* [TASK TO CARRY OUT]:
Return every line of the data below that includes the string "seaborn".

* [MATERIAL FOR THIS EXERCISE]:
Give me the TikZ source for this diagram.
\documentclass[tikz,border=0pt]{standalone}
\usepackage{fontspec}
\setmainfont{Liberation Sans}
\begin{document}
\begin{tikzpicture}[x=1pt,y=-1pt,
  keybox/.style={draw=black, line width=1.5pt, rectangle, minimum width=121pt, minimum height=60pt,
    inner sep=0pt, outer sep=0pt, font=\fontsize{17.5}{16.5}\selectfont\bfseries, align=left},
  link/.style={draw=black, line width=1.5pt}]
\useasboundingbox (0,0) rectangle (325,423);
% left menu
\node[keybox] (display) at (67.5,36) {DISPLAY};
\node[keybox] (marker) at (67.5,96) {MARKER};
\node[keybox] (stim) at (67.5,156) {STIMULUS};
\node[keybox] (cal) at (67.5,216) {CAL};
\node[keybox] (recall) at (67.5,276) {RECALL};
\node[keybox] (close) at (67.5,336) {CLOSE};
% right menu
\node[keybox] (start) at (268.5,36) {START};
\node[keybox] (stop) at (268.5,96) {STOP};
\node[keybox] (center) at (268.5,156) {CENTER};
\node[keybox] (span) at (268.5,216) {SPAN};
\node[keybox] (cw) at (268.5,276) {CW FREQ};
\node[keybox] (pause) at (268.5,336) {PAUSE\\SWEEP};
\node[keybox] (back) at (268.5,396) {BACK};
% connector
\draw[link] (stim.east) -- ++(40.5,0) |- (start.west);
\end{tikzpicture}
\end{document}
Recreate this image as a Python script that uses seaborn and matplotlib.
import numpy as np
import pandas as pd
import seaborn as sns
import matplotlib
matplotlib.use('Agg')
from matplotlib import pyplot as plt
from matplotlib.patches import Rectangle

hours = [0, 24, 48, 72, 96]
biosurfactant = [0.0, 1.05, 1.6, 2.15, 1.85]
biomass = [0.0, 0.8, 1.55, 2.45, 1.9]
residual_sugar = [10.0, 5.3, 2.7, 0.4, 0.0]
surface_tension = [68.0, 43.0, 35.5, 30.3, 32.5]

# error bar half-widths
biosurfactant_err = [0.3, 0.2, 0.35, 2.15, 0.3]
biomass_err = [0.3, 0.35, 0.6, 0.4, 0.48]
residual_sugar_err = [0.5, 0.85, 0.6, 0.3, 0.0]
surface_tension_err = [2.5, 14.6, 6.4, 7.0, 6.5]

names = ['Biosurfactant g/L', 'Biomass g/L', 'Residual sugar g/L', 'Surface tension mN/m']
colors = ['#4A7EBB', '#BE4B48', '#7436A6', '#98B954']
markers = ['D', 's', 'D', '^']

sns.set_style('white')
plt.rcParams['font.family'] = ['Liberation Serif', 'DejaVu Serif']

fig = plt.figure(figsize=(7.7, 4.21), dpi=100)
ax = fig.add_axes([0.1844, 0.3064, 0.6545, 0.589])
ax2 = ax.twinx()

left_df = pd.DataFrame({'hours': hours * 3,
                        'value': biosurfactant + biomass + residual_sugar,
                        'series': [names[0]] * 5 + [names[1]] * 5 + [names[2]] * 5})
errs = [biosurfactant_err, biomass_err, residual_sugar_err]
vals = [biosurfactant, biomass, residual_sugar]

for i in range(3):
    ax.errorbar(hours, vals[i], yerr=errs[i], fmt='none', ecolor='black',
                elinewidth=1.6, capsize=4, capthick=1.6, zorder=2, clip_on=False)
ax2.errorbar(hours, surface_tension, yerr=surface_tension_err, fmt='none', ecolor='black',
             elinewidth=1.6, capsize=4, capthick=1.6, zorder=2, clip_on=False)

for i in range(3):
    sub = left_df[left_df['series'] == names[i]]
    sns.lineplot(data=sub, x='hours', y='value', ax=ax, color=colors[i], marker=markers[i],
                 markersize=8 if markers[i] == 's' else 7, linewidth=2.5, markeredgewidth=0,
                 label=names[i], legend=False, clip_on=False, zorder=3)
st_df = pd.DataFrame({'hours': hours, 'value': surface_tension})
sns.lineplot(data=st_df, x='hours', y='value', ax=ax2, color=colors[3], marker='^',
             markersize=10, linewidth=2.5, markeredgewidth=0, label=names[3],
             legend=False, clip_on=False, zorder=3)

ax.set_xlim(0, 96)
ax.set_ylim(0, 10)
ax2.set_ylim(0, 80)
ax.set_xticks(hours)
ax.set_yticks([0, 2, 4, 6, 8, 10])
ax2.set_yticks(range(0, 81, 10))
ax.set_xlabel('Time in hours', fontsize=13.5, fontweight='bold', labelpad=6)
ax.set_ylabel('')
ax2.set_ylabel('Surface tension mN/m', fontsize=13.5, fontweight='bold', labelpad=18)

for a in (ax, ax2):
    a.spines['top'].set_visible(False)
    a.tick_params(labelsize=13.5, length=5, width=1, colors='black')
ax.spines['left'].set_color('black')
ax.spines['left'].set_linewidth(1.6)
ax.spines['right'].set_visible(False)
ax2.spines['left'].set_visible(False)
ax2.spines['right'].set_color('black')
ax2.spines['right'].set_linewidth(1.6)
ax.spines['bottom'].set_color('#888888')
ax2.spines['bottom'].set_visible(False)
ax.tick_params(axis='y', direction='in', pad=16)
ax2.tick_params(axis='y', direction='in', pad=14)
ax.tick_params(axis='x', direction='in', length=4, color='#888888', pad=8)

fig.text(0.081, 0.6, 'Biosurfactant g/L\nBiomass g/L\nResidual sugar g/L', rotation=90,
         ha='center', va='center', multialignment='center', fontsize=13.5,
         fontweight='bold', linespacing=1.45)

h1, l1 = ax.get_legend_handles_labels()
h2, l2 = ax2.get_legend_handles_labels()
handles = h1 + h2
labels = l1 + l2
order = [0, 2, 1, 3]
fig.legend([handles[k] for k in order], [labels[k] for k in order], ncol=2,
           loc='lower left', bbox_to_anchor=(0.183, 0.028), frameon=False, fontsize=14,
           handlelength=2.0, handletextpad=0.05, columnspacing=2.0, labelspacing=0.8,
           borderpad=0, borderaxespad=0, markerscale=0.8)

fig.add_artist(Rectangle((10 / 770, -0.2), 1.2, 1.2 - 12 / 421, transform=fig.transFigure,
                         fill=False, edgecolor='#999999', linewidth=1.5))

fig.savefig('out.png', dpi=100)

* [SOLUTION TO THE PROBLEM]:
Recreate this image as a Python script that uses seaborn and matplotlib.
import seaborn as sns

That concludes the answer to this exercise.